LA VITA E LA MORTE (in diretta)

All’aereoporto di Kabul è appena scoppiata una bomba, forse due. Si stanno contando i morti. Che si sommano agli altri (tanti, sempre troppi) dei giorni scorsi. Tra poco cominciano i sorteggi di Champions League, l’evento calcistico del giorno, che segnerà la qualità dei mercoledì sera di milioni di persone. Fino a maggio.

Le due cose non stanno insieme, non dovrebbero stare insieme. Mentre le scrivo sento il rumore e il dolore della carta vetro sulla pelle. Eppure è così che funziona. Non è colpa di nessuno o, forse, è colpa di tutti. La vita e la morte nello stesso momento, a distanza di qualche ora di volo. A volte capita sullo stesso pianerottolo: il vicino di casa muore e tu festeggi il compleanno stappando spumante.

Succede, è successo e succederà.

Ogni volta che un dramma scuote un gruppo umano, e a Kabul, in questi giorni si sta consumando una carneficina della quale anche io come occidentale esportatore di democrazia sono il primo responsabile (il secondo è autoctono, abbraccia un Ak47 e spara sulla folla in nome di Allah), vorrei che tutto si fermasse: che tutti guardassimo in quella direzione, identica direzione, e che tutti questi sguardi puntati in un solo luogo, nello stesso momento, avessero il potere di sanare ferite, cucire tagli, riparare torti. Sistemare le cose, tutte le cose.

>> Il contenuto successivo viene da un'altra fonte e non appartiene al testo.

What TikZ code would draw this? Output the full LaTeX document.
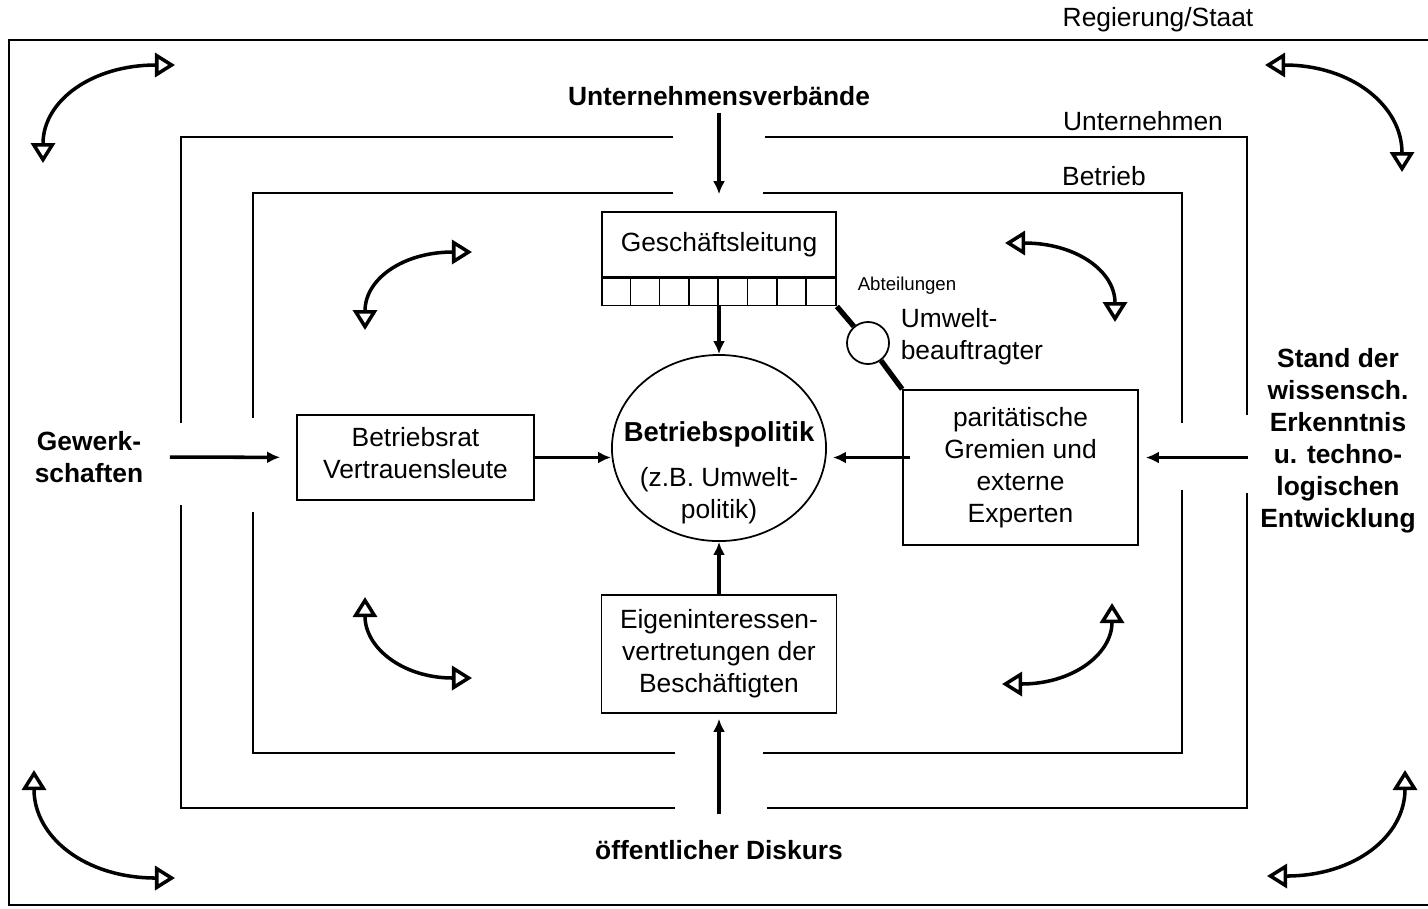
\documentclass[tikz,border=0pt]{standalone}
\usepackage{fontspec}
\setmainfont{Liberation Sans}
\usetikzlibrary{arrows.meta,shapes.geometric,positioning}

\tikzset{
  every node/.style={font=\fontsize{7.5}{9.1}\selectfont, inner sep=2pt},
  rahmen/.style={line width=0.6pt},
  kasten/.style={draw, rectangle, line width=0.45pt, align=center, inner sep=0pt},
  pfeil/.style={-{Latex[length=1.3mm,width=1.2mm]}, line width=1pt},
  wechsel/.style={{Triangle[open,length=2mm,width=2.4mm]}-{Triangle[open,length=2mm,width=2.4mm]}, line width=1pt},
  fett/.style={font=\fontsize{7.5}{9.1}\selectfont\bfseries, align=center},
  linie/.style={line width=1.5pt}
}

\begin{document}
\begin{tikzpicture}[x=0.01cm,y=-0.01cm]
\useasboundingbox (0,0) rectangle (1428,908);

% Rahmen: Regierung/Staat, Unternehmen, Betrieb
\draw[rahmen] (1428,40) -- (9,40) -- (9,905) -- (1428,905);
\draw[rahmen] (673,137) -- (181,137) -- (181,423);
\draw[rahmen] (181,505) -- (181,808) -- (675,808);
\draw[rahmen] (767,808) -- (1247,808) -- (1247,493);
\draw[rahmen] (1247,415) -- (1247,137) -- (765,137);
\draw[rahmen] (673,193) -- (253,193) -- (253,418);
\draw[rahmen] (253,512) -- (253,753) -- (675,753);
\draw[rahmen] (763,753) -- (1182,753) -- (1182,490);
\draw[rahmen] (1182,423) -- (1182,193) -- (763,193);

\node (staat)   at (1158,20)  {Regierung/Staat};
\node (untern)  at (1143,121) {Unternehmen};
\node (betrieb) at (1104,176) {Betrieb};

% aeussere Einfluesse
\node[fett] (verband) at (719,96)  {Unternehmensverbände};
\node[fett] (diskurs) at (719,850) {öffentlicher Diskurs};
\node[fett] (gewerk)  at (89,457)  {Gewerk-\\schaften};
\node[fett] (stand)   at (1338,441) {Stand der\\wissensch.\\Erkenntnis\\u. techno-\\logischen\\Entwicklung};

% Betrieb innen
\node[kasten, minimum width=2.34cm, minimum height=0.65cm] (geschaeft) at (719,244.5) {Geschäftsleitung};
\node[kasten, minimum width=2.34cm, minimum height=0.27cm, below=0pt of geschaeft] (abt) {};
\foreach \i in {1,...,7}
  \draw[line width=0.45pt] ([xshift=\i*2.925mm]abt.north west) -- ([xshift=\i*2.925mm]abt.south west);
\node[font=\fontsize{5.3}{6}\selectfont] (abtlabel) at (907,286) {Abteilungen};

\node[ellipse, draw, line width=0.5pt, minimum width=2.14cm, minimum height=1.86cm, inner sep=0pt] (politik) at (719,448) {};
\node[align=center] (politiktext) at (719,473) {{\fontsize{7.8}{9.1}\selectfont\bfseries Betriebspolitik}\\[3.7pt](z.B. Umwelt-\\politik)};

\node[circle, draw, line width=0.5pt, minimum size=0.42cm, inner sep=0pt] (beauftr) at (868,343) {};
\node[anchor=west, align=left] (umwelt) at (893,337) {Umwelt-\\beauftragter};

\node[kasten, minimum width=2.35cm, minimum height=1.55cm] (parit) at (1020.5,467.5) {paritätische\\Gremien und\\externe\\Experten};
\node[kasten, minimum width=2.37cm, minimum height=0.85cm, text depth=0.1cm] (rat) at (415.5,457.5) {Betriebsrat\\Vertrauensleute};
\node[kasten, minimum width=2.35cm, minimum height=1.18cm] (eigen) at (719,654) {Eigeninteressen-\\vertretungen der\\Beschäftigten};

\coordinate (dfuss) at (719,814);

% Pfeile
\draw[pfeil, shorten >=0.17cm] (verband) -- (geschaeft);
\draw[pfeil] (abt) -- (politik);
\draw[pfeil] (eigen) -- (politik);
\draw[pfeil, shorten >=0.05cm] (dfuss) -- (eigen);
\draw[pfeil, shorten <=0.19cm, shorten >=0.16cm] (gewerk) -- (rat);
\draw[pfeil] (rat.east) -- (rat.east -| politik.west);
\draw[pfeil, shorten <=-0.08cm, shorten >=0.06cm] (parit.west |- rat.east) -- (politik.east |- rat.east);
\draw[pfeil, shorten <=0.05cm, shorten >=0.07cm] (stand.west |- rat.east) -- (parit.east |- rat.east);

\draw[linie] (abt.south east) -- (beauftr);
\draw[linie] (beauftr) -- (parit.north west);

% Wechselwirkungen aussen
\draw[wechsel] (43,163) .. controls (43,100) and (93,65) .. (175,65);
\draw[wechsel] (1265,65) .. controls (1352,65) and (1402,106) .. (1402,172);
\draw[wechsel] (34,770) .. controls (34,837) and (85,878) .. (175,878);
\draw[wechsel] (1267,876) .. controls (1355,876) and (1405,836) .. (1405,770);
% Wechselwirkungen innen
\draw[wechsel] (365,330) .. controls (365,279) and (403,252) .. (472,252);
\draw[wechsel] (1005,243) .. controls (1076,243) and (1115,271) .. (1115,322);
\draw[wechsel] (365,597) .. controls (365,648) and (403,678) .. (472,678);
\draw[wechsel] (1002,684) .. controls (1073,684) and (1112,654) .. (1112,603);
\end{tikzpicture}
\end{document}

Invece no. Non può essere. Sono sogni, roba che manco il libro Cuore nella prima stesura. Uno come Dario Fabbri, mio riferimento geopolitico del momento, mi prenderebbe a ceffoni. La realtà e il sogno non convivono nella stessa dimensione.

Quindi su un canale assisti alla morte in diretta da Ka-bul, sull’altro al sorteggio della Champions. Sempre in diretta, ma da Istan-bul. Solo che mi sale un sottile velo di nausea e quindi spengo il televisore e schermi vari.

La vita va avanti. E anche la morte. Tutto secondo copione, ma che tristezza.